Sir Thomas Beecham, musician, pill-maker: "Before my forthcoming departure to the U. S. (TIME, Nov. 15) I last week in Belfast reiterated my scornful opinion of the English. Asked for a panacea, I said:

'Extract the brains from the public, pickle them, put them in the Natural History Museum with a strong infusion of monkey gland, stir hard and let simmer for 100 years. Something may emerge from the mixture.'"

Theodore Steinway, piano maker:* "Last week two post cards, mailed simultaneously last October, reached the Collectors' Club, Manhattan, after a haste-post-haste trip in opposite directions around the world. My card, bearing a picture of Governor Smith, arrived first, after a westbound trip to San Francisco, Tokyo, London. The other card, mailed by Hugh Clark, stamp collector, bore a picture of President Coolidge, and arrived four hours later in Manhattan, after an eastbound trip to London, Tokyo, San Francisco. I won $500."

Samuel Untermeyer, corporation lawyer: "My counsel fees are among the highest in the profession. For $100 no one can hire me to walk out my office door, if that walking displeases me. Yet last week I was given a fee of $83.75 for representing Allen R. Ryan, son of Thomas Fortune Ryan. I was his lawyer when he went bankrupt, after his 1920 corner of Stutz Motor stock, with $9,000,000 of unsecured debts. Last week those debts were liquidated for approximately 18½c on the dollar. My $83.75 represented my original $45,000 fee."

F. E. Smith, Viscount Furneaux and Earl of Birkenhead, Secretary of State for India: "As a member of the fashionably rowdy London Kit-Cat Club I assumedly viewed with alarm the publicity which it received last week, due to the shocking behavior of a Lord. Driven by one 'Teddy Oysters,' valiant old-school London cabby, the young Earl of Northesk led a 'hansom cab race' of nine other peers-about-town through Piccadilly to the very door of the Kit-Cat. . . . The police, unable to ignore the place after this escapade, prepared to raid it.
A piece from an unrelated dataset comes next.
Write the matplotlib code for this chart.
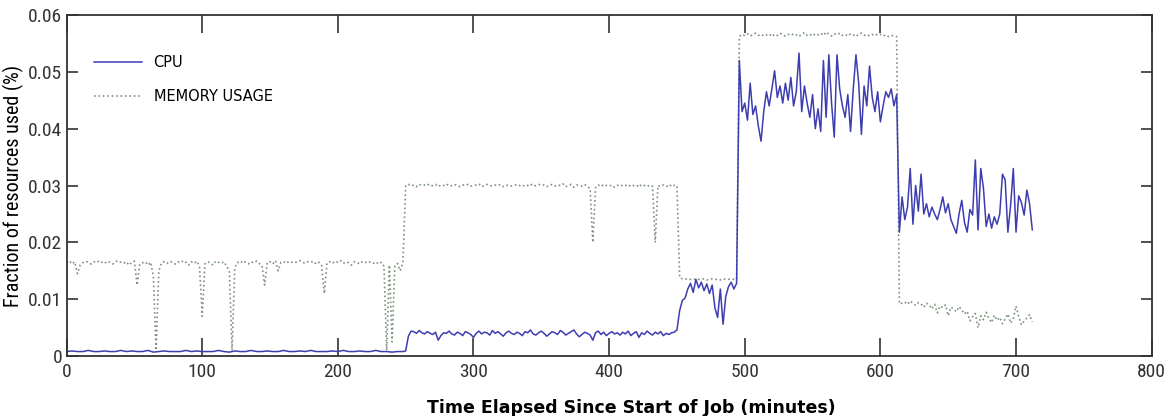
import numpy as np
import matplotlib
matplotlib.use('Agg')
from matplotlib import pyplot as plt

# CPU samples, one segment per phase of the job
cpu_t_start = [0, 250, 452, 496, 614]
cpu_t_step = [4, 2, 2, 2, 2]

cpu_idle = [
    0.0008, 0.0009, 0.0008, 0.0008, 0.0010, 0.0008, 0.0008, 0.0009, 0.0008, 0.0008,
    0.0010, 0.0008, 0.0009, 0.0008, 0.0008, 0.0010, 0.0007, 0.0008, 0.0009, 0.0008,
    0.0008, 0.0008, 0.0010, 0.0008, 0.0009, 0.0008, 0.0008, 0.0008, 0.0010, 0.0008,
    0.0007, 0.0009, 0.0008, 0.0008, 0.0010, 0.0008, 0.0008, 0.0009, 0.0008, 0.0008,
    0.0010, 0.0008, 0.0008, 0.0009, 0.0008, 0.0010, 0.0008, 0.0008, 0.0008, 0.0009,
    0.0008, 0.0010, 0.0008, 0.0008, 0.0009, 0.0008, 0.0008, 0.0010, 0.0008, 0.0008,
    0.0007, 0.0008, 0.0008,
]
cpu_phase2 = [
    0.0009, 0.0035, 0.0044, 0.0043, 0.0040, 0.0045, 0.0041, 0.0039, 0.0043, 0.0040,
    0.0038, 0.0042, 0.0028, 0.0036, 0.0041, 0.0040, 0.0044, 0.0039, 0.0037, 0.0042,
    0.0040, 0.0036, 0.0043, 0.0041, 0.0038, 0.0033, 0.0040, 0.0044, 0.0039, 0.0042,
    0.0041, 0.0037, 0.0045, 0.0040, 0.0043, 0.0039, 0.0035, 0.0041, 0.0044, 0.0040,
    0.0038, 0.0042, 0.0040, 0.0036, 0.0043, 0.0041, 0.0046, 0.0039, 0.0037, 0.0041,
    0.0044, 0.0040, 0.0035, 0.0039, 0.0043, 0.0041, 0.0038, 0.0045, 0.0042, 0.0037,
    0.0040, 0.0043, 0.0046, 0.0039, 0.0034, 0.0038, 0.0042, 0.0040, 0.0037, 0.0028,
    0.0041, 0.0044, 0.0038, 0.0042, 0.0036, 0.0040, 0.0043, 0.0039, 0.0041, 0.0037,
    0.0042, 0.0039, 0.0044, 0.0036, 0.0040, 0.0043, 0.0033, 0.0041, 0.0038, 0.0044,
    0.0040, 0.0037, 0.0042, 0.0039, 0.0043, 0.0036, 0.0040, 0.0038, 0.0041, 0.0042,
    0.0046,
]
cpu_phase3 = [
    0.0080, 0.0098, 0.0102, 0.0118, 0.0128, 0.0112, 0.0135, 0.0120, 0.0130, 0.0115,
    0.0127, 0.0110, 0.0125, 0.0085, 0.0068, 0.0118, 0.0056, 0.0105, 0.0122, 0.0130,
    0.0118, 0.0128,
]
cpu_phase4 = [
    0.0520, 0.0430, 0.0445, 0.0415, 0.0480, 0.0425, 0.0440, 0.0405, 0.0378, 0.0430,
    0.0465, 0.0440, 0.0470, 0.0502, 0.0455, 0.0475, 0.0445, 0.0480, 0.0450, 0.0490,
    0.0440, 0.0465, 0.0533, 0.0430, 0.0475, 0.0445, 0.0420, 0.0460, 0.0400, 0.0435,
    0.0395, 0.0520, 0.0420, 0.0530, 0.0445, 0.0385, 0.0530, 0.0470, 0.0440, 0.0420,
    0.0460, 0.0395, 0.0470, 0.0530, 0.0480, 0.0390, 0.0475, 0.0440, 0.0510, 0.0455,
    0.0430, 0.0465, 0.0412, 0.0440, 0.0465, 0.0455, 0.0470, 0.0440, 0.0460,
]
cpu_phase5 = [
    0.0218, 0.0280, 0.0240, 0.0262, 0.0330, 0.0232, 0.0300, 0.0255, 0.0320, 0.0250,
    0.0268, 0.0245, 0.0262, 0.0250, 0.0240, 0.0258, 0.0280, 0.0252, 0.0268, 0.0240,
    0.0228, 0.0216, 0.0250, 0.0274, 0.0235, 0.0218, 0.0258, 0.0248, 0.0345, 0.0222,
    0.0330, 0.0295, 0.0228, 0.0250, 0.0225, 0.0245, 0.0232, 0.0250, 0.0320, 0.0310,
    0.0218, 0.0265, 0.0330, 0.0218, 0.0282, 0.0270, 0.0248, 0.0292, 0.0268, 0.0222,
]

# memory samples, every 2 minutes
mem_t_start = [0, 250, 452, 496, 614]

mem_phase1 = [
    0.0165, 0.0168, 0.0162, 0.0166, 0.0145, 0.0160, 0.0164, 0.0167, 0.0165, 0.0162,
    0.0166, 0.0164, 0.0168, 0.0165, 0.0163, 0.0167, 0.0165, 0.0162, 0.0166, 0.0168,
    0.0165, 0.0163, 0.0166, 0.0160, 0.0165, 0.0167, 0.0125, 0.0162, 0.0164, 0.0166,
    0.0160, 0.0165, 0.0140, 0.0010, 0.0150, 0.0164, 0.0166, 0.0163, 0.0167, 0.0165,
    0.0162, 0.0166, 0.0164, 0.0168, 0.0165, 0.0160, 0.0166, 0.0163, 0.0167, 0.0158,
    0.0070, 0.0162, 0.0166, 0.0164, 0.0160, 0.0167, 0.0165, 0.0163, 0.0166, 0.0158,
    0.0150, 0.0010, 0.0155, 0.0165, 0.0163, 0.0168, 0.0165, 0.0162, 0.0166, 0.0164,
    0.0167, 0.0163, 0.0160, 0.0125, 0.0165, 0.0166, 0.0162, 0.0168, 0.0150, 0.0165,
    0.0166, 0.0163, 0.0167, 0.0165, 0.0164, 0.0166, 0.0168, 0.0165, 0.0163, 0.0166,
    0.0165, 0.0167, 0.0162, 0.0165, 0.0160, 0.0110, 0.0164, 0.0166, 0.0163, 0.0167,
    0.0165, 0.0168, 0.0163, 0.0166, 0.0164, 0.0160, 0.0166, 0.0165, 0.0162, 0.0166,
    0.0164, 0.0167, 0.0165, 0.0163, 0.0166, 0.0162, 0.0165, 0.0158, 0.0010, 0.0160,
    0.0025, 0.0158, 0.0163, 0.0150, 0.0165,
]
mem_phase2 = [
    0.0300, 0.0302, 0.0299, 0.0301, 0.0298, 0.0302, 0.0300, 0.0301, 0.0303, 0.0299,
    0.0300, 0.0302, 0.0298, 0.0301, 0.0300, 0.0303, 0.0299, 0.0300, 0.0302, 0.0300,
    0.0298, 0.0301, 0.0300, 0.0302, 0.0299, 0.0300, 0.0301, 0.0303, 0.0298, 0.0300,
    0.0302, 0.0300, 0.0299, 0.0301, 0.0300, 0.0302, 0.0298, 0.0300, 0.0301, 0.0299,
    0.0300, 0.0302, 0.0300, 0.0298, 0.0301, 0.0300, 0.0303, 0.0299, 0.0300, 0.0302,
    0.0300, 0.0301, 0.0298, 0.0300, 0.0302, 0.0299, 0.0301, 0.0300, 0.0303, 0.0298,
    0.0300, 0.0302, 0.0297, 0.0301, 0.0300, 0.0299, 0.0302, 0.0298, 0.0295, 0.0200,
    0.0296, 0.0301, 0.0298, 0.0302, 0.0300, 0.0299, 0.0301, 0.0297, 0.0300, 0.0302,
    0.0299, 0.0300, 0.0302, 0.0298, 0.0300, 0.0301, 0.0297, 0.0302, 0.0300, 0.0298,
    0.0301, 0.0299, 0.0200, 0.0300, 0.0298, 0.0301, 0.0300, 0.0297, 0.0302, 0.0300,
    0.0300,
]
mem_phase3 = [
    0.0138, 0.0136, 0.0135, 0.0136, 0.0135, 0.0134, 0.0136, 0.0135, 0.0135, 0.0136,
    0.0134, 0.0135, 0.0136, 0.0135, 0.0135, 0.0134, 0.0136, 0.0135, 0.0135, 0.0136,
    0.0135, 0.0135,
]
mem_phase4 = [
    0.0562, 0.0566, 0.0564, 0.0567, 0.0563, 0.0565, 0.0568, 0.0564, 0.0566, 0.0563,
    0.0565, 0.0567, 0.0562, 0.0566, 0.0564, 0.0568, 0.0565, 0.0563, 0.0566, 0.0564,
    0.0567, 0.0565, 0.0562, 0.0566, 0.0569, 0.0564, 0.0566, 0.0563, 0.0567, 0.0565,
    0.0568, 0.0564, 0.0570, 0.0566, 0.0563, 0.0567, 0.0565, 0.0568, 0.0564, 0.0566,
    0.0563, 0.0567, 0.0565, 0.0562, 0.0566, 0.0568, 0.0564, 0.0566, 0.0563, 0.0565,
    0.0567, 0.0564, 0.0566, 0.0563, 0.0565, 0.0562, 0.0564, 0.0563, 0.0562,
]
mem_phase5 = [
    0.0092, 0.0093, 0.0095, 0.0091, 0.0097, 0.0093, 0.0089, 0.0094, 0.0092, 0.0086,
    0.0093, 0.0090, 0.0083, 0.0091, 0.0076, 0.0088, 0.0085, 0.0090, 0.0071, 0.0086,
    0.0083, 0.0078, 0.0087, 0.0081, 0.0074, 0.0079, 0.0062, 0.0069, 0.0075, 0.0050,
    0.0071, 0.0064, 0.0077, 0.0066, 0.0059, 0.0072, 0.0063, 0.0068, 0.0057, 0.0065,
    0.0074, 0.0058, 0.0066, 0.0088, 0.0069, 0.0055, 0.0062, 0.0067, 0.0073, 0.0060,
]

x_ticks = [0, 100, 200, 300, 400, 500, 600, 700, 800]
y_ticks = [0, 0.01, 0.02, 0.03, 0.04, 0.05, 0.06]
y_tick_labels = ['0', '0.01', '0.02', '0.03', '0.04', '0.05', '0.06']


def join_segments(starts, steps, segments):
    times, values = [], []
    for start, step, seg in zip(starts, steps, segments):
        times.append(start + step * np.arange(len(seg)))
        values.append(np.array(seg))
    return np.concatenate(times), np.concatenate(values)


cpu_t, cpu = join_segments(cpu_t_start, cpu_t_step,
                           [cpu_idle, cpu_phase2, cpu_phase3, cpu_phase4, cpu_phase5])
mem_t, mem = join_segments(mem_t_start, [2] * 5,
                           [mem_phase1, mem_phase2, mem_phase3, mem_phase4, mem_phase5])

narrow = dict(family=['Liberation Sans Narrow', 'Roboto Condensed', 'DejaVu Sans'],
              fontstretch='condensed')

fig = plt.figure(figsize=(11.68, 4.16), dpi=100)
ax = fig.add_axes([0.057, 0.144, 0.929, 0.820])

ax.plot(mem_t, mem, linestyle=':', color='#7d917d', linewidth=1.2, label='MEMORY USAGE')
ax.plot(cpu_t, cpu, color='#3d3db0', linewidth=1.1, label='CPU')

ax.set_xlim(0, 800)
ax.set_ylim(0, 0.06)
ax.set_xticks(x_ticks)
ax.set_xticklabels([str(t) for t in x_ticks], fontsize=14, **narrow)
ax.set_yticks(y_ticks)
ax.set_yticklabels(y_tick_labels, fontsize=14, **narrow)
ax.tick_params(direction='in', width=1.2, top=True, right=True, colors='#333333')
ax.tick_params(axis='x', length=13, pad=5)
ax.tick_params(axis='y', length=8, pad=3)
for side in ax.spines.values():
    side.set_linewidth(1.3)
    side.set_color('#333333')

ax.set_ylabel('Fraction of resources used (%)', fontsize=14.5, labelpad=3, **narrow)
ax.set_xlabel('Time Elapsed Since Start of Job (minutes)', fontweight='bold',
              fontsize=12.5)
ax.xaxis.set_label_coords(0.52, -0.125)

handles, labels = ax.get_legend_handles_labels()
ax.legend(handles[::-1], labels[::-1], loc='upper left', frameon=False,
          bbox_to_anchor=(0.013, 0.92), handlelength=3.3, labelspacing=1.3,
          prop={'size': 10.5})

fig.savefig('out.png', dpi=100)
Discovering in the nick of time that Edward of Wales was witkin, they postponed their raid until he had departed."

Edward of Wales: "Mrs. Keld Fenwick (once lurid U. S. actress 'Peggy Marsh'),† the Jewish Belgian billionaire Capt. Alfred Lowenstein and myself hunted with a party last week in my favorite haunt, the Melton Mowbray district. Suddenly Captain Lowenstein's horse bolted, throwing him. Peggy Marsh and I spurred after the beast, which I captured. Captain Lowenstein got up uninjured. At present he is being sued by a French doorman whom he hit in the jaw (TIME, Nov. 8), and two French detectives are in Manhattan tracing $600,000 worth of gems of which his wife was robbed last summer."